2. Another Brief History of Western Art
The Roman portrait bust is representative of the craftsmanship of the era, used for public-relations purposes and to document the individuals of a time and place.
By the end of the Empire, the busts had declined in quality and become stylized.
A ‘barbaric’ millennium follows until the ‘regeneration’ (renaissance is a French word meaning ‘rebirth’) of both ancient art and learning begins to restore both the quality and craftsmanship, so that by the 19th Century, the academics were illustrating both the myths of Rome and Greece, and the daily street scenes of fifteen-hundred years prior.
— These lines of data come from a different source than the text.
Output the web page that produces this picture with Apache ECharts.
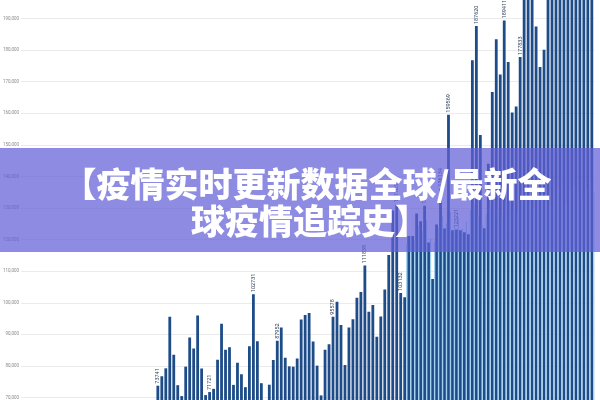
<!DOCTYPE html>
<html>
<head>
<meta charset="utf-8">
<script src="https://cdn.jsdelivr.net/npm/echarts@6/dist/echarts.min.js"></script>
<style>html,body{margin:0;padding:0;background:#fff}#c{width:600px;height:400px}</style>
</head>
<body>
<div id="c"></div>
<script>
// ---- data ----
const leadingEmpty = 34; // categories whose bars lie below the visible range
const darkValues = [
 73741, 76731, 79246, 95589, 83552, 73903, 70445, 79780, 88989, 85532,
 95998, 79180, 70760, 71721, 72740, 81980, 93389, 85123, 85940, 73997,
 81037, 77360, 73274, 86255, 102731, 87826, 74531, 68200, 74050, 81854,
 87952, 92132, 82609, 79874, 79760, 82389, 94741, 96124, 96752, 87732,
 80094, 70665, 85150, 86883, 95578, 100304, 92981, 80283, 92150, 94760,
 101561, 103447, 111839, 97161, 99267, 89209, 95620, 104170, 115170, 129219,
 131105, 103132, 101781, 121142, 121180, 128276, 125856, 130696, 119067, 107533,
 124819, 136134, 123562, 159569, 122934, 123221, 122990, 122305, 121676, 176773,
 187620, 153106, 123600, 143992, 166715, 183499, 172278, 189411, 176270, 160241,
 162127, 177833, 201000, 204000, 199000, 187459, 174699, 180136, 203000, 208000,
 199500, 211000, 205000, 214000, 202000, 209000, 216000, 207000, 212000, 219000
];
const lightStart = 62; // index within darkValues where the light series begins
const lightValues = [
 118500, 121200, 119800, 124300, 122600, 126100, 120400, 119300, 123700, 127500,
 125200, 128800, 124100, 126900, 123500, 125800, 129400, 131200, 127300, 124600,
 128100, 130500, 132400, 129700, 126800, 131900, 133600, 130200, 128500, 132800,
 134700, 131500, 129900, 133200, 135400, 132100, 130800, 134300, 136500, 133000,
 131700, 135800, 137200, 134600, 132900, 136100, 138300, 135000
];
const labeledBars = [0, 13, 24, 30, 44, 52, 60, 61, 67, 71, 73, 75, 80, 87, 91];
const yTicks = { min: 70000, max: 190000, interval: 10000 };
const titleLine1 = '【疫情实时更新数据全球/最新全';
const titleLine2 = '球疫情追踪史】';

// ---- build ----
const total = leadingEmpty + darkValues.length;
const categories = Array.from({length: total}, (_, i) => String(i + 1));
const darkData = [];
const lightData = [];
for (let i = 0; i < total; i++) {
  const j = i - leadingEmpty;
  if (j < 0) { darkData.push(null); lightData.push(null); continue; }
  const v = darkValues[j];
  darkData.push(labeledBars.indexOf(j) >= 0 ? {value: v, label: {show: true}} : v);
  lightData.push(j >= lightStart ? lightValues[j - lightStart] : null);
}

const chart = echarts.init(document.getElementById('c'), null, {renderer: 'canvas'});
chart.setOption({
  animation: false,
  grid: {left: 21, right: 5.6, top: 18.6, bottom: 0, containLabel: false},
  xAxis: {
    type: 'category', data: categories, show: false,
    boundaryGap: true
  },
  yAxis: {
    type: 'value', min: yTicks.min, max: yTicks.max, interval: yTicks.interval,
    axisLine: {show: false}, axisTick: {show: false},
    axisLabel: {fontSize: 4.5, color: '#8a8a8a', margin: 2, fontFamily: 'Roboto'},
    splitLine: {lineStyle: {color: '#ebebeb', width: 1}}
  },
  series: [
    {
      type: 'bar', name: 'dark', data: darkData, clip: false,
      barWidth: 2.8, barGap: '0%', barCategoryGap: '0%',
      itemStyle: {color: '#1d4c88'},
      label: {
        show: false, position: 'top', rotate: 90, distance: 2,
        align: 'left', verticalAlign: 'middle',
        fontSize: 5.5, color: '#33445f', fontFamily: 'Roboto'
      }
    },
    {
      type: 'bar', name: 'light', data: lightData, clip: false,
      barWidth: 1.18, barGap: '0%',
      itemStyle: {color: '#a3d0ee'}
    }
  ],
  graphic: [
    {type: 'rect', left: 0, top: 148, z: 100,
     shape: {width: 600, height: 104},
     style: {fill: 'rgba(99,95,215,0.72)'}},
    {type: 'text', z: 101, x: 307, y: 184,
     style: {text: titleLine1, fill: '#ffffff', font: '900 34px "Noto Sans CJK SC"',
             textAlign: 'center', textVerticalAlign: 'middle'}},
    {type: 'text', z: 101, x: 310, y: 221,
     style: {text: titleLine2, fill: '#ffffff', font: '900 34px "Noto Sans CJK SC"',
             textAlign: 'center', textVerticalAlign: 'middle'}}
  ]
});
</script>
</body>
</html>
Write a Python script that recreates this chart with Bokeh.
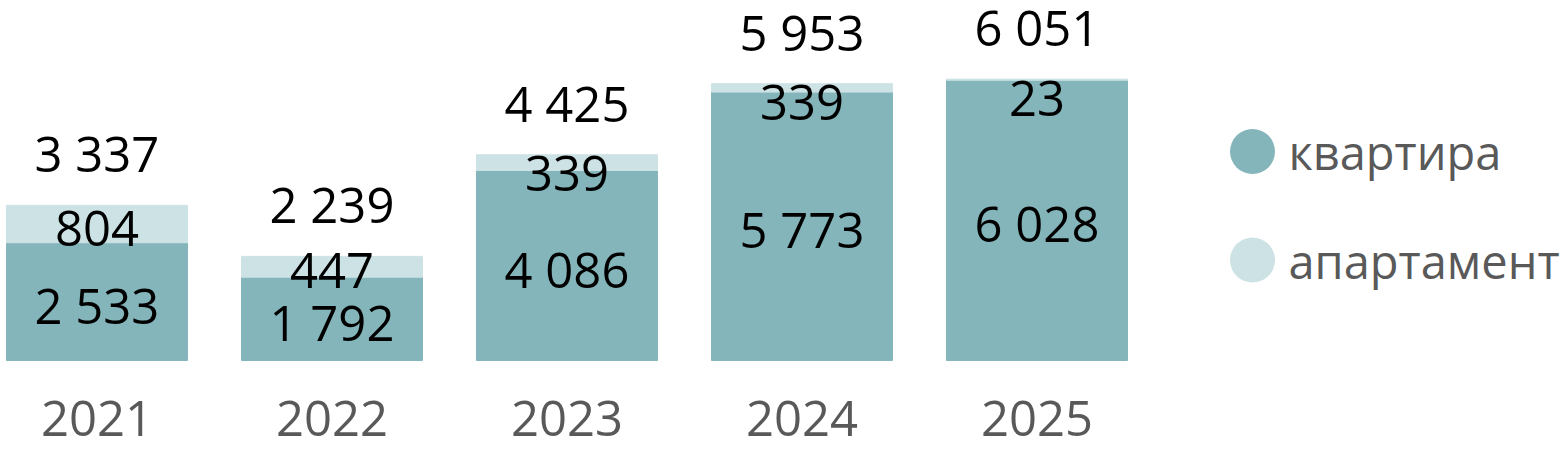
from bokeh.plotting import figure
from bokeh.models import ColumnDataSource, Range1d
from bokeh.core.properties import value
from bokeh.embed import file_html
from bokeh.resources import INLINE

# ---- data ----
years = ["2021", "2022", "2023", "2024", "2025"]
kvartira = [2533, 1792, 4086, 5773, 6028]
apartment = [804, 447, 339, 180, 23]
apartment_labels = ["804", "447", "339", "339", "23"]
totals = [3337, 2239, 4425, 5953, 6051]
kvartira_labels = ["2 533", "1 792", "4 086", "5 773", "6 028"]
total_labels = ["3 337", "2 239", "4 425", "5 953", "6 051"]
series_names = ["квартира", "апартамент"]

C_KV = "#84B5BB"
C_AP = "#CDE2E4"
FONT = value("Open Sans")

xs = list(range(len(years)))
src = ColumnDataSource(dict(
    x=xs,
    kv=kvartira,
    ap_bottom=kvartira,
    ap_top=[k + a for k, a in zip(kvartira, apartment)],
    kv_mid=[k / 2 for k in kvartira],
    total=totals,
    kv_lab=kvartira_labels,
    tot_lab=total_labels,
    year=years,
    zero=[0] * len(years),
))

# apartment label: centered when the segment is tall, else hung from its top
ap_center = []
ap_top_anchor = []
for k, a, lab, x in zip(kvartira, apartment, apartment_labels, xs):
    if a >= 400:
        ap_center.append((x, k + a / 2, lab))
    else:
        ap_top_anchor.append((x, k + a, lab))

W, H = 1567, 452
p = figure(width=W, height=H, output_backend="svg", toolbar_location=None,
           x_range=Range1d(-0.4106, 6.2574), y_range=Range1d(-1978, 7742),
           min_border=0)
p.axis.visible = False
p.grid.visible = False
p.outline_line_color = None
p.background_fill_color = "white"

p.vbar(x="x", top="kv", bottom=0, width=0.77, color=C_KV, source=src)
p.vbar(x="x", top="ap_top", bottom="ap_bottom", width=0.77, color=C_AP, source=src)

common = dict(text_font=FONT, text_font_size="49px", text_align="center",
              text_baseline="middle")

p.text(x="x", y="kv_mid", text="kv_lab", source=src, text_color="black",
       y_offset=3, **common)
if ap_center:
    p.text(x=[c[0] for c in ap_center], y=[c[1] for c in ap_center],
           text=[c[2] for c in ap_center], text_color="black", y_offset=4, **common)
if ap_top_anchor:
    p.text(x=[c[0] for c in ap_top_anchor], y=[c[1] for c in ap_top_anchor],
           text=[c[2] for c in ap_top_anchor], text_color="black", y_offset=19, **common)
p.text(x="x", y="total", text="tot_lab", source=src, text_color="black",
       y_offset=-52, **common)
p.text(x="x", y="zero", text="year", source=src, text_color="#595959",
       y_offset=58, **common)

# legend (manual, circles)
leg_x = 4.917
leg_y = [4495, 2161]
p.scatter(x=[leg_x] * 2, y=leg_y, size=45, marker="circle",
          color=[C_KV, C_AP], line_color=None)
p.text(x=[5.07] * 2, y=leg_y, text=series_names, text_color="#595959",
       text_font=FONT, text_font_size="47px", text_align="left",
       text_baseline="middle", y_offset=1)

open("out.html", "w").write(file_html(p, INLINE))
The United States of America was founded in the late 18th Century as a restored Roman republic.
By the late 20th Century, The United States represented the completion of the project to restore Rome, and had become an Imperial power. However…
…its art had become stylized, and craftsmanship was in decline. The civilisation was exhausted. Artists were exhibiting glittered cum stains on newspapers.
3. A brief history of Western Art by the Chinese
You Westerners are full of yourselves.